Produsen EV bisa memasarkan produknhya dengan cara menarik perasaan kita. Contohnya, dengan memasarkan kendaraan listrik sebagai pilihan orang pintar yang tidak hanya peduli tentang masalah lingkungan hidup, tetapi juga membuat keputusan ekonomi yang baik.
Alhasil, akan ada perasaan tervalidasi yang didapatkan dari masyarakat sekitar. Sebagai individu, konsumen KL juga akan merasakan bahwa tidak hanya mereka telah melakukan sesutau yang berarti dalam Gerakan Hijau (green movement), mereka juga mendapatkan keuntungan finansial dari KL.
Tidak lagi khawatir akan harga bensin
Harga bahan bakar fosil yang terus meningkat, kerap kali menimbulkan kekhawatiran finansial untuk para pemilik kendaraan. Hal ini meningkatkan keinginan konsumen untuk mencari solusi alternatif.

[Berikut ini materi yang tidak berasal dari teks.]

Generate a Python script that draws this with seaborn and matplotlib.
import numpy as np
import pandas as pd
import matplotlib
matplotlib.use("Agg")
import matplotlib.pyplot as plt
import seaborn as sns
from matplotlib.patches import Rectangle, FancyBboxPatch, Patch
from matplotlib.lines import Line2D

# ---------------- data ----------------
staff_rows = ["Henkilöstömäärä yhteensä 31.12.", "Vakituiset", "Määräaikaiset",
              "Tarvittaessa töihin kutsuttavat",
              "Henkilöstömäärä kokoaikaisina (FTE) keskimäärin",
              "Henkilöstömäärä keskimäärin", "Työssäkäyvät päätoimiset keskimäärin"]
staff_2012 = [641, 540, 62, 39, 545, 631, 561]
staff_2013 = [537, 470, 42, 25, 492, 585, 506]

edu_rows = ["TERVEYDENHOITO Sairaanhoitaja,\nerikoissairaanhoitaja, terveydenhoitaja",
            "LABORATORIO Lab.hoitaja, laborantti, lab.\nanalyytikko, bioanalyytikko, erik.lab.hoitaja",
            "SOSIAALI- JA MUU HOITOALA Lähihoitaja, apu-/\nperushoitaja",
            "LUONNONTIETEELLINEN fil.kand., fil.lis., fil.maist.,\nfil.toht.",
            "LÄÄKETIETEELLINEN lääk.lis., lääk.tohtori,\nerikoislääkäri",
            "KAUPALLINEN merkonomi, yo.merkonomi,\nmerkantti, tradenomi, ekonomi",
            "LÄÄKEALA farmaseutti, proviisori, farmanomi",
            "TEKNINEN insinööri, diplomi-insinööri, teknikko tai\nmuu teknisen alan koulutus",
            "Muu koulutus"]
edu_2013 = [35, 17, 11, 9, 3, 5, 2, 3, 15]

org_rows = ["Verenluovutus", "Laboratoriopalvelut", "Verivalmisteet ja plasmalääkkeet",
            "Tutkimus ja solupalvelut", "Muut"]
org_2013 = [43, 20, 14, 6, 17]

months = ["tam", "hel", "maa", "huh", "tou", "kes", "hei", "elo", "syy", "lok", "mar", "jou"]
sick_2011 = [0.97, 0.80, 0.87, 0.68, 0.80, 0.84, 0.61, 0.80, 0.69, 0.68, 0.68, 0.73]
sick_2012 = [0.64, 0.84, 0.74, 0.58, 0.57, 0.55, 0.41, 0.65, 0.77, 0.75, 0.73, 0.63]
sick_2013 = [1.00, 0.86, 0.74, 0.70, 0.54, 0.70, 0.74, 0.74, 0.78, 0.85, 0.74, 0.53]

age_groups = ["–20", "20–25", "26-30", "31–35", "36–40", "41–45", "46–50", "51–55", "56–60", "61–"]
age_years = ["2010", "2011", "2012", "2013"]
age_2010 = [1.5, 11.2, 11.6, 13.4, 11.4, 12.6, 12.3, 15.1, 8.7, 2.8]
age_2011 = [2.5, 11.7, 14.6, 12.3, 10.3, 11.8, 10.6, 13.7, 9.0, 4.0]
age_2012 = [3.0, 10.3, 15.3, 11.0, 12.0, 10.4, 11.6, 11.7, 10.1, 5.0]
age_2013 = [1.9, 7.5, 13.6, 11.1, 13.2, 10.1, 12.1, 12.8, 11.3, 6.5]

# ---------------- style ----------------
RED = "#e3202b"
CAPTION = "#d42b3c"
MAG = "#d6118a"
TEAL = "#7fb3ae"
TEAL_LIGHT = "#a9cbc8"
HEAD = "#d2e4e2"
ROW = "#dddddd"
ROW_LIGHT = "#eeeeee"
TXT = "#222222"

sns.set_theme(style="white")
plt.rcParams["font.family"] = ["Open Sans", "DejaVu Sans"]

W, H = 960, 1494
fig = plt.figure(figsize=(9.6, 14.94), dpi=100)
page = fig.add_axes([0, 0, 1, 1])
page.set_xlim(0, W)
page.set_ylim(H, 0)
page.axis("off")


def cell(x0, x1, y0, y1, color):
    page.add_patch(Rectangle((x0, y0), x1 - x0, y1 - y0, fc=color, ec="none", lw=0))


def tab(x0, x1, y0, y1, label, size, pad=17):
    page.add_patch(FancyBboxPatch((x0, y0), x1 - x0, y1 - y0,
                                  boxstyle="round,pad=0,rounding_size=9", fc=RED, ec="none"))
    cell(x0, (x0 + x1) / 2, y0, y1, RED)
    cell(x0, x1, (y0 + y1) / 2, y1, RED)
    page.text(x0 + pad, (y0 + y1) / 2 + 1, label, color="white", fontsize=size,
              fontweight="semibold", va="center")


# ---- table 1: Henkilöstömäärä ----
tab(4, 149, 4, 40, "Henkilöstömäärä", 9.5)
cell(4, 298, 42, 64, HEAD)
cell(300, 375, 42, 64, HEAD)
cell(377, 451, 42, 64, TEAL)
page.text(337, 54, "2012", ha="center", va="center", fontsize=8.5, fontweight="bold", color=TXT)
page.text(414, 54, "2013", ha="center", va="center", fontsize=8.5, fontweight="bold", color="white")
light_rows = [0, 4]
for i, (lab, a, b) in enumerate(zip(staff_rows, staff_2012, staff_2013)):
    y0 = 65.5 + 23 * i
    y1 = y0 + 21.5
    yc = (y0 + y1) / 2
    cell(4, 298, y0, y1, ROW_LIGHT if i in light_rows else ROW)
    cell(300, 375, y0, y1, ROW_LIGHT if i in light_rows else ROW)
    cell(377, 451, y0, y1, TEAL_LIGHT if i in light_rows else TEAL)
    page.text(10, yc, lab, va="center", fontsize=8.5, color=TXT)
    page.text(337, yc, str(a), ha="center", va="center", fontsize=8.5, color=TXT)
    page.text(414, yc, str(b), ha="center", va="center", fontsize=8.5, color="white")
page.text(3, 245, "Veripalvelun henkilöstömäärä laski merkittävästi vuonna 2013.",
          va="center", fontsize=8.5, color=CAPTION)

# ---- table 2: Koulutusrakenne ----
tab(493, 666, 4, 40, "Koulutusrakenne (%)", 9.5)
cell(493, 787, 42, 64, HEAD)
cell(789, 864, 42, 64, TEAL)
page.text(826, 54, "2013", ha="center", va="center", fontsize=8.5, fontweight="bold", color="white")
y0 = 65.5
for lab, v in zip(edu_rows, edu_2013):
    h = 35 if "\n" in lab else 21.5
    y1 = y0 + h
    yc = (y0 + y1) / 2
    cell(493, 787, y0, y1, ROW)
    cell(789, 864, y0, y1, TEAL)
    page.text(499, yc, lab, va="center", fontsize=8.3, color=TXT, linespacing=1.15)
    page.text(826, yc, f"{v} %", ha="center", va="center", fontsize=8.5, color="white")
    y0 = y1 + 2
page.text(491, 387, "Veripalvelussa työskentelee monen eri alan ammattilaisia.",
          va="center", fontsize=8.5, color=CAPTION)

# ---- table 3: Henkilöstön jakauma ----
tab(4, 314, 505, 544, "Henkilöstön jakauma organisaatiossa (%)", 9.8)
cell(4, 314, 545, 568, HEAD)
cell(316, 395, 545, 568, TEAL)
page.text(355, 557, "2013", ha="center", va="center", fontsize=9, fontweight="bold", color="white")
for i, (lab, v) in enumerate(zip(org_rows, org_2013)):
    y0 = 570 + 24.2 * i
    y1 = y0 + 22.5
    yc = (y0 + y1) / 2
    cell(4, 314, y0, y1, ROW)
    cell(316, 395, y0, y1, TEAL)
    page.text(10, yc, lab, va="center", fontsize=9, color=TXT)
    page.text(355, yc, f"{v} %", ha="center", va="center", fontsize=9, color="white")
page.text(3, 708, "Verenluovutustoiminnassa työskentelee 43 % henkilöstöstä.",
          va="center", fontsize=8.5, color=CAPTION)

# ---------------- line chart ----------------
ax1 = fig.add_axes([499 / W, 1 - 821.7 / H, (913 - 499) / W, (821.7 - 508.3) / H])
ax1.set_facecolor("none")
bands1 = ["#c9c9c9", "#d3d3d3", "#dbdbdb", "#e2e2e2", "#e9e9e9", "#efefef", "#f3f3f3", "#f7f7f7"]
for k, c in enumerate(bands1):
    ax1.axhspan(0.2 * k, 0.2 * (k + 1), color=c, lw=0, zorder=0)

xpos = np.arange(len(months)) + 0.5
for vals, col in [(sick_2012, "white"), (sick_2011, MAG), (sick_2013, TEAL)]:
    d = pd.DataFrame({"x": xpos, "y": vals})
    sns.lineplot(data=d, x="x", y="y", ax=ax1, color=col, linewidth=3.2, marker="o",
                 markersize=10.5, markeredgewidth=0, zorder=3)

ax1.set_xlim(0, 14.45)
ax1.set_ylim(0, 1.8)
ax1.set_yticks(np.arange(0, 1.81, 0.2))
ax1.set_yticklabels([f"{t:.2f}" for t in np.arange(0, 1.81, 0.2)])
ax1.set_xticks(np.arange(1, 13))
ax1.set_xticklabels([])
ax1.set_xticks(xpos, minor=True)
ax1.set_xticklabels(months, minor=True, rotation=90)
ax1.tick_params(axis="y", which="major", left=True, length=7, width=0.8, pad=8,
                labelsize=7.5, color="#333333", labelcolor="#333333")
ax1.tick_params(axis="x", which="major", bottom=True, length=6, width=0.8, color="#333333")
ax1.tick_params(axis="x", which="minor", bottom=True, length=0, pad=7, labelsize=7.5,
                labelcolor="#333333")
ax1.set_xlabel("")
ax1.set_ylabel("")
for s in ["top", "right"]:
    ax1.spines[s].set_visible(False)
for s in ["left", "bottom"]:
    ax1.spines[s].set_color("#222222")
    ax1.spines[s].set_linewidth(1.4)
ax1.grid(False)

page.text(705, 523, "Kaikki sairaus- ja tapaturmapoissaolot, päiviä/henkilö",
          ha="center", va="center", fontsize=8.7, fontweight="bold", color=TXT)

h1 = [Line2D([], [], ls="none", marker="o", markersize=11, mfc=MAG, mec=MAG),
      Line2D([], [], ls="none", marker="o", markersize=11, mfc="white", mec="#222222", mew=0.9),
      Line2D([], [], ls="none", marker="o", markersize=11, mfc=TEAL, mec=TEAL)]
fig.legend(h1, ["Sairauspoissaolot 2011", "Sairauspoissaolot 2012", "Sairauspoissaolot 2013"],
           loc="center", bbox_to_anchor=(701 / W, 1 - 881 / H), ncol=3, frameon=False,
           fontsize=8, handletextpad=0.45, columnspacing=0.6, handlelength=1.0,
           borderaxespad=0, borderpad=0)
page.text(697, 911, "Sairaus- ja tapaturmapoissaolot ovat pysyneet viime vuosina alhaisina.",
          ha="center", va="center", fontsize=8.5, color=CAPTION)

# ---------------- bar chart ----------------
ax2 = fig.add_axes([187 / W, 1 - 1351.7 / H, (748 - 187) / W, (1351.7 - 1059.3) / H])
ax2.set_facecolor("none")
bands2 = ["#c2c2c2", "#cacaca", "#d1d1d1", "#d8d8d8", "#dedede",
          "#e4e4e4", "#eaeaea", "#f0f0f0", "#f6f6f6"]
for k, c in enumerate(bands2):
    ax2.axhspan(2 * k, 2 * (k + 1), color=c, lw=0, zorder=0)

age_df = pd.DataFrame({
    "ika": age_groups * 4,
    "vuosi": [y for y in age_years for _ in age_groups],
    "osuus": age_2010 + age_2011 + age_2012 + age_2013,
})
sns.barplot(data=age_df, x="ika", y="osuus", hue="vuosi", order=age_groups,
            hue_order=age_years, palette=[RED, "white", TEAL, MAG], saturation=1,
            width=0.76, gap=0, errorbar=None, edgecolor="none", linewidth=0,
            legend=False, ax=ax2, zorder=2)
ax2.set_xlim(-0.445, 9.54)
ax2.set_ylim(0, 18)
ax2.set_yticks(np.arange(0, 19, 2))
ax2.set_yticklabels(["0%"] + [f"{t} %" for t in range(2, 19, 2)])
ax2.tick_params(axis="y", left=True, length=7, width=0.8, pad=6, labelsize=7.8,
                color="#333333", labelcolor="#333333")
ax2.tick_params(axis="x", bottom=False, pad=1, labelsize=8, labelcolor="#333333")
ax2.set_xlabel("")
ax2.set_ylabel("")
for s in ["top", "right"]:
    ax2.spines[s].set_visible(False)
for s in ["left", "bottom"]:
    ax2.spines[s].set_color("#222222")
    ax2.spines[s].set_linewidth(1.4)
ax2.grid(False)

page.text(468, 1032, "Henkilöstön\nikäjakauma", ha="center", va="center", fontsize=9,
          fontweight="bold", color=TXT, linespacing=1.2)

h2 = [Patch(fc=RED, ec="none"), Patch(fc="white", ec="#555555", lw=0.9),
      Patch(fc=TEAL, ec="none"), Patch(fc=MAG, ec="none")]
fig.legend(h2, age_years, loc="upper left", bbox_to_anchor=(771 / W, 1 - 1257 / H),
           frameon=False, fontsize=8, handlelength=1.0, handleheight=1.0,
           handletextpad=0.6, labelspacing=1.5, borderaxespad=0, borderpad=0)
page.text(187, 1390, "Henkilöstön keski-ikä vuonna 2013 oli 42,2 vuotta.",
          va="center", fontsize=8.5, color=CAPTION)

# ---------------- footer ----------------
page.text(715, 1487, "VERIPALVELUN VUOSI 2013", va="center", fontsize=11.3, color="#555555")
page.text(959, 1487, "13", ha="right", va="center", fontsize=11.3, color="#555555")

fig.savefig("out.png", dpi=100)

Dengan menggunakan EV, semua kekhawatiran ini akan hilang. Biaya pengisian daya dengan listrik jauh lebih murah daripada harga bensin, dan seiring dengan bertumbuhnya penggunaan kendaraan umum listrik, stasiun pengisian daya akan terus bertambah dan ini pun akan mendorong orang-orang lain untuk beralih ke EV.
Menjadi trendsetter
Orang Indonesia jarang ingin terlihat berbeda atau menonjol di dalam komunitasnya. Namun lain artinya apabila mereka dianggap terpandang atau menjadi anutan. Menjadi orang yang dipandang berpengetahuan dan memiliki pemikiran maju, dapat memberikan status tersendiri dalam komunitas tempat mereka berada.

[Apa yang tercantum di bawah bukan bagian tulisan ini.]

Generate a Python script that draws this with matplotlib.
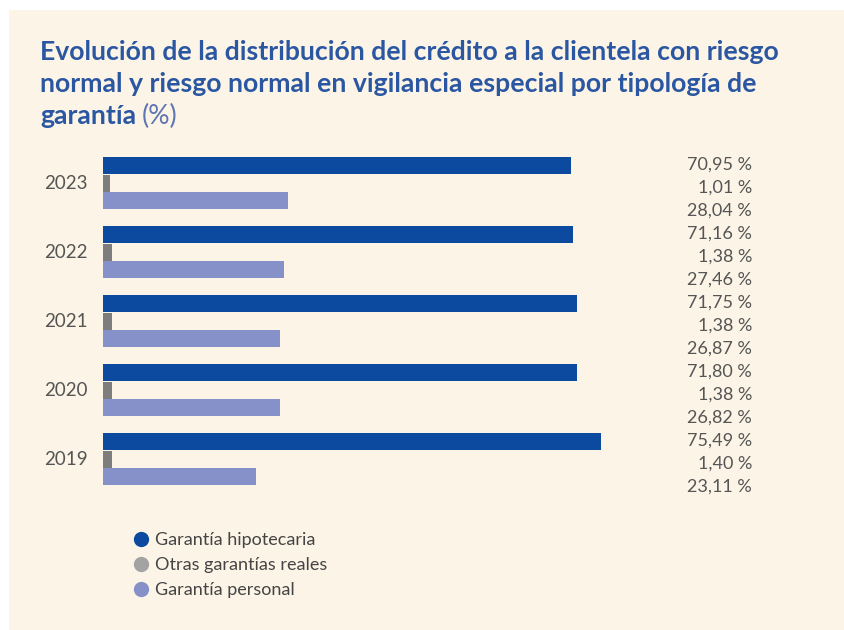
import matplotlib.pyplot as plt
from matplotlib.patches import Rectangle
from matplotlib.lines import Line2D
import matplotlib.transforms as mtransforms

plt.rcParams.update({
    'font.family': ['Lato', 'DejaVu Sans'],
    'font.size': 12,
})

years = ['2023', '2022', '2021', '2020', '2019']
series = ['Garantía hipotecaria', 'Otras garantías reales', 'Garantía personal']
hipotecaria = [70.95, 71.16, 71.75, 71.80, 75.49]
otras = [1.01, 1.38, 1.38, 1.38, 1.40]
personal = [28.04, 27.46, 26.87, 26.82, 23.11]
value_labels = [
    ['70,95 %', '1,01 %', '28,04 %'],
    ['71,16 %', '1,38 %', '27,46 %'],
    ['71,75 %', '1,38 %', '26,87 %'],
    ['71,80 %', '1,38 %', '26,82 %'],
    ['75,49 %', '1,40 %', '23,11 %'],
]

colors = ['#0b4a9f', '#7d7d7d', '#8690c9']
legend_colors = ['#0b4a9f', '#a3a3a3', '#8690c9']
bg = '#fcf5e7'
title_color = '#2a56a2'
text_color = '#555555'

W, H = 844, 630
fig = plt.figure(figsize=(W / 100, H / 100), dpi=100, facecolor='white')

# panel de fondo beige
fig.patches.append(Rectangle((9 / W, 0), 1 - 9 / W, (H - 10) / H,
                             transform=fig.transFigure, facecolor=bg,
                             edgecolor='none', zorder=-1))

# titulo
title_lines = ['Evolución de la distribución del crédito a la clientela con riesgo',
               'normal y riesgo normal en vigilancia especial por tipología de',
               'garantía']
for i, line in enumerate(title_lines):
    t = fig.text(40 / W, 1 - (60 + 32 * i) / H, line, fontsize=19.2,
                 fontweight='bold', color=title_color, va='baseline', ha='left')
fig.canvas.draw()
bb = t.get_window_extent(renderer=fig.canvas.get_renderer())
fig.text((bb.x1 + 6) / W, 1 - (60 + 64) / H, '(%)', fontsize=19.2,
         color='#6076b2', va='baseline', ha='left')

# ejes: 1 unidad vertical = 23 px
scale = 6.6  # px por punto porcentual
ax_left, ax_w = 103, 600
ax_top, ax_h = 153.5, 345
ax = fig.add_axes([ax_left / W, 1 - (ax_top + ax_h) / H, ax_w / W, ax_h / H])
ax.set_xlim(0, ax_w / scale)
ax.set_ylim(-13.5, 1.5)
ax.axis('off')

bar_h = 0.74
bar_shift = 0.2
for g, year in enumerate(years):
    c = -3 * g
    vals = [hipotecaria[g], otras[g], personal[g]]
    for k in range(3):
        yb = c + bar_shift + (1 - k) * 0.76
        ax.barh(yb, vals[k], height=bar_h, color=colors[k], left=0)
    ax.text(-15 / scale, c + bar_shift, year, ha='right', va='center',
            fontsize=13.5, color=text_color)

trans = mtransforms.blended_transform_factory(fig.transFigure, ax.transData)
for g in range(len(years)):
    c = -3 * g
    for k in range(3):
        ax.text(752 / W, c + (1 - k), value_labels[g][k], transform=trans,
                ha='right', va='center', fontsize=13, color=text_color)

# leyenda
handles = [Line2D([], [], marker='o', linestyle='none', markersize=11,
                  markerfacecolor=legend_colors[k], markeredgecolor='none')
           for k in range(3)]
fig.legend(handles, series, loc='upper left', bbox_to_anchor=(134 / W, 1 - 532 / H),
           frameon=False, handlelength=0.8, handletextpad=0.35, labelspacing=0.5,
           borderaxespad=0, borderpad=0, labelcolor='#444444', fontsize=13)

fig.savefig('out.png', dpi=100, facecolor='white')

Untuk menjadi yang pertama dan menjadi sumber informasi yang terpercaya, sering kali menjadi sesuatu yang diinginkan oleh mereka, dan hal ini bisa menjadi motivasi yang dibutuhkan oleh konsumen,
Dengan memandang ke masa depan, kita bisa menilik bahwa Indonesia adalah pasar yang sangat menjanjikan untuk disasar oleh produsen kendaraan listrik, tidak hanya karena potensi yang besar, namun juga karena adanya dukungan dari pemerintah Indonesia.
Kesimbangan manfaat dan nilai antara nilai-nilai fungsional dan emosional, nilai-nilai terukur (tangible) dan tak terukur (intangible), adalah hal yang sangat penting sehingga produsen kendaraan listrik dapat memenangkan tidak hanya pikiran, tetapi juga hati dari konsumen Indonesia.